Economic downturn, geopolitical pressures, war in Ukraine, the subsequent energy crisis – there is little doubt that 2023 will test the focus and resilience of CEOs and organizations around the world as they try to balance a host of short-term financial pressures with long-term ESG commitments.
A group of seasoned Corporate Affairs and Sustainability leaders came together at WEF in Davos in January 2023, to consider how to maintain and build momentum on the ESG agenda in these uncertain and economically pressured times. Overwhelmingly, the leaders from these global organizations were clear; there was no let-up in their organizations’ ESG commitments. However, there are very real challenges business needs to lean into:
Position ESG as a value creation for business growth instead of a risk to be managed:
It would be naïve not to recognize that, in the course of good governance in 2023, any organization needs to factor ESG risks into its business planning. Whether that is the risk from climate change, or the exposure to modern slavery in a supply chain, the role of Executive Leadership and the Board is to ensure they have clear line of sight of any impact to the long-term viability and profitability of their business.

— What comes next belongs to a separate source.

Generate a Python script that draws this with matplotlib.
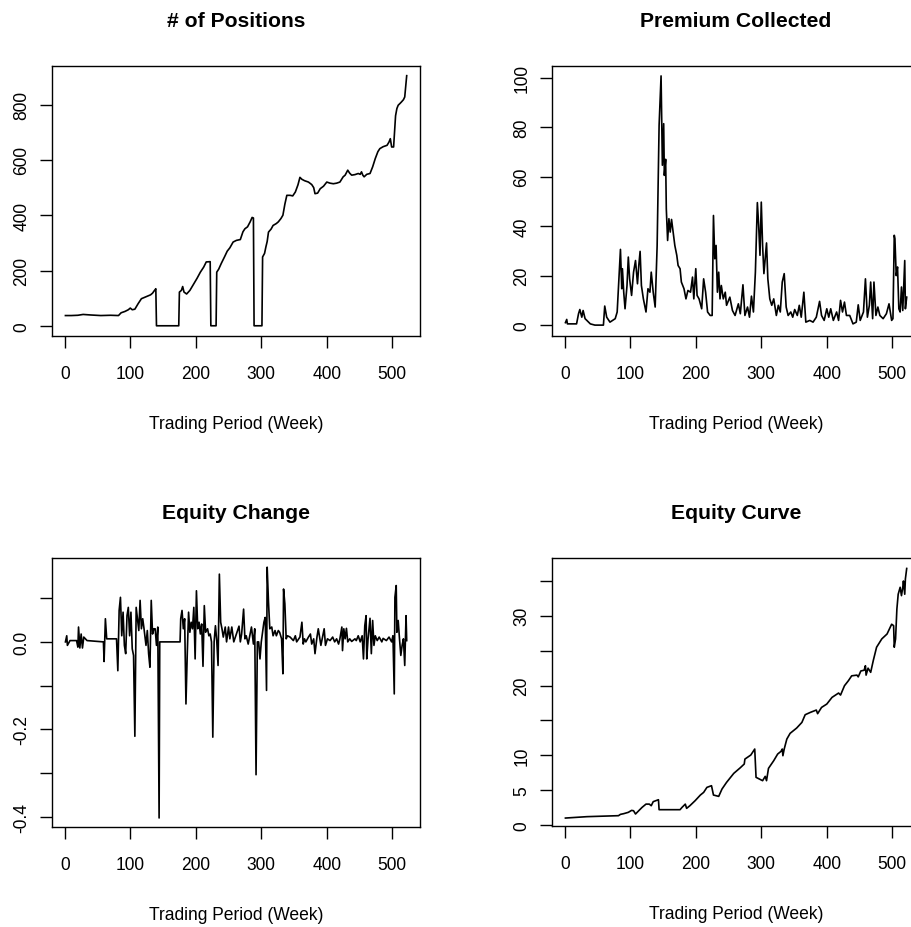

However, increasingly ESG is an area of opportunity for growth. Sustainable investment is at an all-time high. In early 2022 a report by Moody’s ESG Solutions predicted some $1.35 trillion in sustainable and green bonds will be issued globally. Five years ago, that figure didn’t reach $200 billion. Government incentives and programs such as the Inflation Reduction Act in the US are value-enhancing for organizations participating in green investments.
It is also clear that consumers are continually demanding products that have good ethics behind them. When ESG is considered in the growth conversation, not the risk conversation, new avenues open.
Embed ESG throughout the business:
ESG is no longer the responsibility of a few. ESG has to be considered by risk managers, internal auditors, product strategy, people leaders and beyond – which means we need a significant transfer of knowledge and building of capability. The future of any successful business leader will require an understanding of ESG issues, and specifically of their organization's ESG commitments to ensure we do not create a ‘Say-Do’ gap.
Not only does this require training and thoughtful recruitment throughout the organization; there is also a recognition that the Board needs to govern ESG performance along with financial performance. Appropriate Board composition and structure is critical to only providing effective oversight, but also the ability to reconcile short-term financial objectives with long-term ESG goals.
Have a plan and report against it:
We know ESG transparency and disclosure are moving squarely onto the investor agenda. The ISSB (International Sustainability Standards Board), EFRAG (European Financial Reporting Advisory Group) and SEC (Securities and Exchange Commission in the US) will deliver clear ESG reporting standards through the course of the year. IFRS Chair Erkki Liikanen, announced at Davos that the finalized versions of the first global standards for sustainability and climate-related reporting will be released in June 2023. Quoting the Chair of IOSCO (International Organization of Securities Commissions), Liikanen said, “the aim should be that in 2024, financial reporting and sustainability reporting will go together.”
The hope by this group, is that those standards will be designed to encourage businesses to focus on making a difference in the areas that are most material to them. And, in turn, this reporting will support organizations as they put in place clear transition plans to close the gap on their stated ambitions.
Invest in technology and common data:
Rich ESG data is key to identifying the growth opportunities ESG presents, as well as ensuring true trust, integrity and oversight across this activity. In the bid to report transparently, it is important to set up the technology and the common data sets in advance, aligning a technology ecosystem with an ESG strategy and identifying how extracted data will be utilized. This will not only simplify the process for the future, but it will also help ensure data integrity and avoid having to repeat manual data collection in the future.
Move to a more interconnected view of issues:
Climate change is, without doubt, the most pressing issue on the ESG agenda. However, without repairing our biodiversity or building a circular economy, we will never meet the 1.5 global commitment on climate warming. Equally, the journey to achieve net zero carbon has the potential to impact the most vulnerable in society, to challenge food chains and to elicit unsustainable changes in nature. We must look at the science and the solutions in the round and avoid mishandling of issues today and displacing them for future generations to manage.
What is clear from these leaders is that we have entered the decade of ‘Must-Do’. Last year, scientists from the IPCC (Intergovernmental Panel on Climate Change) warned the world was on ‘Code Red’ for human-driven global warming. Business leaders at Davos were united in understanding that we must speak with one voice in making it clear that our commitment to ESG is not waning and that 2023 can’t be a year of retrenchment. The world can’t afford to kick the ESG can down the road.
We must be ready to prompt, encourage, lead and help the wider world see the business opportunities, not just the risks, presented by transforming the world to address the ESG challenges. Without a healthy world, there is no sustainable business.